**What you need to do:** Restate exactly the lines of the entries below, beginning with the first and ending with the line that holds "width=220pt,minimum height=71pt] (om)". Pictures are not copied.

**Task input:**
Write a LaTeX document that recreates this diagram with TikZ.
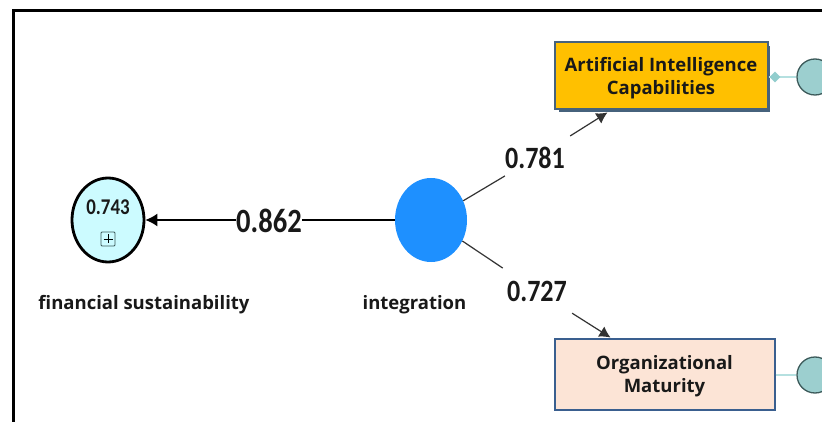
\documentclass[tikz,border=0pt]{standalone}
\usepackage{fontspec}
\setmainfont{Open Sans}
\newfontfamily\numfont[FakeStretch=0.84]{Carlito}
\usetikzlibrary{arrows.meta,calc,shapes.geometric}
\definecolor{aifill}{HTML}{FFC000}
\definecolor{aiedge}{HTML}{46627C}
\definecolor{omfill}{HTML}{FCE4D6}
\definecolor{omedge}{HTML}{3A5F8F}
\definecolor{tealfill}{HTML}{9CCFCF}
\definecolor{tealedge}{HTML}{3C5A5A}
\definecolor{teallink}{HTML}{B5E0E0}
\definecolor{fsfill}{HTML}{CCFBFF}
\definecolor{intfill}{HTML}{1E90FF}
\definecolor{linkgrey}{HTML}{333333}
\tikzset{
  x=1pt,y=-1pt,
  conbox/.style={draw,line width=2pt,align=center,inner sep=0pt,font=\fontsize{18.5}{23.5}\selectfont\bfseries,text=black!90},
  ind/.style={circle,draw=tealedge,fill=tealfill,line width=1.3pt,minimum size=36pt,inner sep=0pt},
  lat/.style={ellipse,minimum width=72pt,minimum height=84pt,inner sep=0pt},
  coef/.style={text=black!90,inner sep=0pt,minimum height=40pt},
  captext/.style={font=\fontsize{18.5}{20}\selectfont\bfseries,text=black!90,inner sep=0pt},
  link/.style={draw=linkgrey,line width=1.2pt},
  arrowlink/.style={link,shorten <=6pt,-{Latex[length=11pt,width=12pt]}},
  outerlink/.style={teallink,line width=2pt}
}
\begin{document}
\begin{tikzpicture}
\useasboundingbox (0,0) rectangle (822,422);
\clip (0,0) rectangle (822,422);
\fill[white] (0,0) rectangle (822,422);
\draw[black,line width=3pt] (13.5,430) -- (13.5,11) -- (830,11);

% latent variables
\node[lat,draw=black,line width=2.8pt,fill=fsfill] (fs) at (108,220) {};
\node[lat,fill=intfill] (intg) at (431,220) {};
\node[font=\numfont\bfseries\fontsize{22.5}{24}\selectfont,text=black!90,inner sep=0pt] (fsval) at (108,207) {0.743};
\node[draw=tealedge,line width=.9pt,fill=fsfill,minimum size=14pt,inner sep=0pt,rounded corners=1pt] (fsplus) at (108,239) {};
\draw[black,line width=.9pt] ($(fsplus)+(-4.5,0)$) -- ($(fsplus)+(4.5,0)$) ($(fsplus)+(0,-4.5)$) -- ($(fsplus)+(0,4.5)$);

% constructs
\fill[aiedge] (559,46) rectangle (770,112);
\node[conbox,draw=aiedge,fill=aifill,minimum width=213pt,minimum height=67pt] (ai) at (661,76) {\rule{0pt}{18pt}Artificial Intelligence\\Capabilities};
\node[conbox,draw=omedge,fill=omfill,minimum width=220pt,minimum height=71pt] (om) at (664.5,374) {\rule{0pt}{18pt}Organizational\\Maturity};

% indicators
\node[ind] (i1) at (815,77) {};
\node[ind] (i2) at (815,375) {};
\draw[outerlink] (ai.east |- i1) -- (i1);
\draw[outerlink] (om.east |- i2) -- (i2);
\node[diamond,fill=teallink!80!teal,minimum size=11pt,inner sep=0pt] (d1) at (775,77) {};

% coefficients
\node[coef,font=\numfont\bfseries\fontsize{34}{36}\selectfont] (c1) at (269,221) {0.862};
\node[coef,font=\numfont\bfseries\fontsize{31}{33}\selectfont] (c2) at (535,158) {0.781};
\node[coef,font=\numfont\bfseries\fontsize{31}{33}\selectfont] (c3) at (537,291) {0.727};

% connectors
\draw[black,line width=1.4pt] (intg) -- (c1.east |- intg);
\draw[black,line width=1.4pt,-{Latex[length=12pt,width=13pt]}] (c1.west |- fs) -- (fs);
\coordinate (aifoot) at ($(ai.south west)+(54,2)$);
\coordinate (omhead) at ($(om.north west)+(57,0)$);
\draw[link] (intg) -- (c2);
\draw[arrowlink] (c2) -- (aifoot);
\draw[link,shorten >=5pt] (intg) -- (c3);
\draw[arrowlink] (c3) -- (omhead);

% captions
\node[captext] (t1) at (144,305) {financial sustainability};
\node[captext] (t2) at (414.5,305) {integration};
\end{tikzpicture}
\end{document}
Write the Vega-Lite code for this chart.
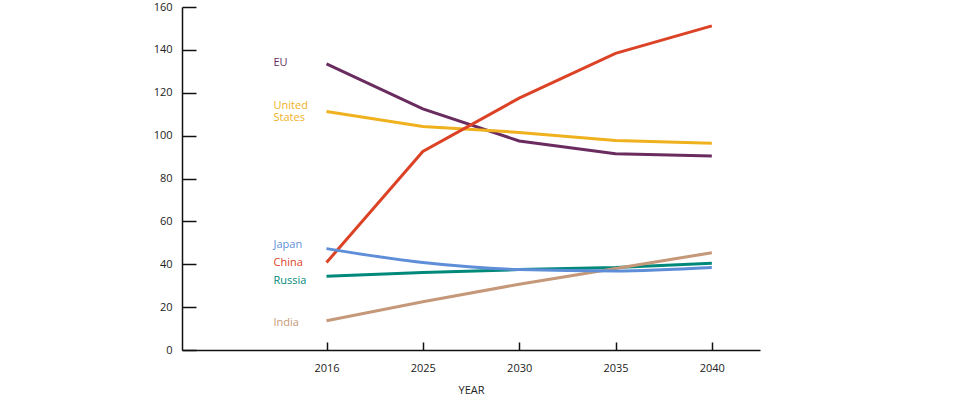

**Task output:**
Write a LaTeX document that recreates this diagram with TikZ.
\documentclass[tikz,border=0pt]{standalone}
\usepackage{fontspec}
\setmainfont{Open Sans}
\newfontfamily\numfont[FakeStretch=0.84]{Carlito}
\usetikzlibrary{arrows.meta,calc,shapes.geometric}
\definecolor{aifill}{HTML}{FFC000}
\definecolor{aiedge}{HTML}{46627C}
\definecolor{omfill}{HTML}{FCE4D6}
\definecolor{omedge}{HTML}{3A5F8F}
\definecolor{tealfill}{HTML}{9CCFCF}
\definecolor{tealedge}{HTML}{3C5A5A}
\definecolor{teallink}{HTML}{B5E0E0}
\definecolor{fsfill}{HTML}{CCFBFF}
\definecolor{intfill}{HTML}{1E90FF}
\definecolor{linkgrey}{HTML}{333333}
\tikzset{
  x=1pt,y=-1pt,
  conbox/.style={draw,line width=2pt,align=center,inner sep=0pt,font=\fontsize{18.5}{23.5}\selectfont\bfseries,text=black!90},
  ind/.style={circle,draw=tealedge,fill=tealfill,line width=1.3pt,minimum size=36pt,inner sep=0pt},
  lat/.style={ellipse,minimum width=72pt,minimum height=84pt,inner sep=0pt},
  coef/.style={text=black!90,inner sep=0pt,minimum height=40pt},
  captext/.style={font=\fontsize{18.5}{20}\selectfont\bfseries,text=black!90,inner sep=0pt},
  link/.style={draw=linkgrey,line width=1.2pt},
  arrowlink/.style={link,shorten <=6pt,-{Latex[length=11pt,width=12pt]}},
  outerlink/.style={teallink,line width=2pt}
}
\begin{document}
\begin{tikzpicture}
\useasboundingbox (0,0) rectangle (822,422);
\clip (0,0) rectangle (822,422);
\fill[white] (0,0) rectangle (822,422);
\draw[black,line width=3pt] (13.5,430) -- (13.5,11) -- (830,11);

% latent variables
\node[lat,draw=black,line width=2.8pt,fill=fsfill] (fs) at (108,220) {};
\node[lat,fill=intfill] (intg) at (431,220) {};
\node[font=\numfont\bfseries\fontsize{22.5}{24}\selectfont,text=black!90,inner sep=0pt] (fsval) at (108,207) {0.743};
\node[draw=tealedge,line width=.9pt,fill=fsfill,minimum size=14pt,inner sep=0pt,rounded corners=1pt] (fsplus) at (108,239) {};
\draw[black,line width=.9pt] ($(fsplus)+(-4.5,0)$) -- ($(fsplus)+(4.5,0)$) ($(fsplus)+(0,-4.5)$) -- ($(fsplus)+(0,4.5)$);

% constructs
\fill[aiedge] (559,46) rectangle (770,112);
\node[conbox,draw=aiedge,fill=aifill,minimum width=213pt,minimum height=67pt] (ai) at (661,76) {\rule{0pt}{18pt}Artificial Intelligence\\Capabilities};
\node[conbox,draw=omedge,fill=omfill,minimum width=220pt,minimum height=71pt] (om) at (664.5,374) {\rule{0pt}{18pt}Organizational\\Maturity};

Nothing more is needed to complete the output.